When disgust regulates our moral lives it creates an impulse toward quarantine, erecting boundaries between ourselves and vectors of sin. Holiness is conceived of as a pure space that has to be vigilantly monitored. This impulse creates a challenge for those wanting to emulate Jesus's lifestyle of being "a friend of sinners," as the quarantining impulse pulls us in the opposite direction, toward the creation of a pure and holy group separated from the impure and unclean. To borrow from Miroslav Volf, the impulse toward moral quarantine causes the "will to purity" to trump the "will to embrace."

In the social domain, disgust is also implicated in dehumanization. As Martha Nussbaum has observed, 

Disgust is all about putting the object at a distance and drawing boundaries. It imputes to the object properties that make it no long or a member of the subject's own community or world, a kind of alien species of thing...Thus, throughout history, certain disgust properties—sliminess, bad smell, stickiness, decay, foulness—have repeatedly and monotonously been associated with, indeed projected onto, groups by reference to whom privileged groups seek to define their superior human status.

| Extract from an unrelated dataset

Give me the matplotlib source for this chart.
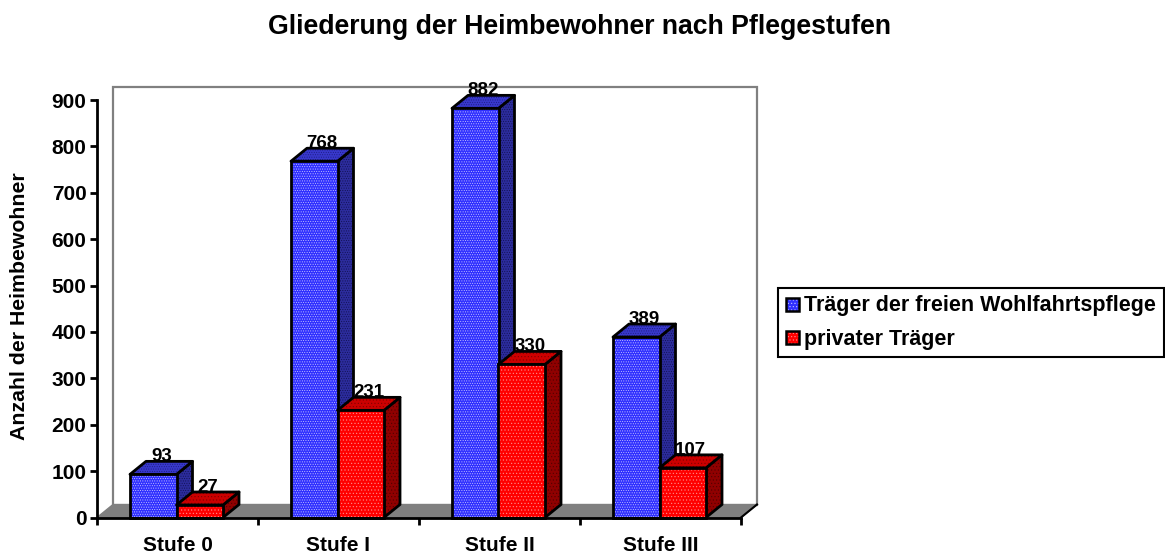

Of course, the moral and social domains can overlap, where those deemed to be "sinners" are also dehumanized. But more often than not, stigmatized groups are simply deemed "less human" solely on account of their difference and otherness.

Finally, disgust is also implicated in gnosticism, a flight from the body into a hyper-spiritualized experience. The body, with this foulness, is deemed evil, bad, and corrupting in contrast to the spirit which is pure, good, and ennobling. Scandalously, our bodies link us to the beasts and animals where our spirits connect us to the angelic and heavenly. In my research I've called this gnostic anxiety "Incarnational ambivalence." As I describe in Unclean, this anxiety and ambivalence makes us inhospitable to bodies that display weakness, failure, need, and vulnerability--from the aged to those with disabilities to the mentally ill to the poor.

Quarantine, dehumanization and gnosticism. These are the impacts of disgust psychology upon the life of the church.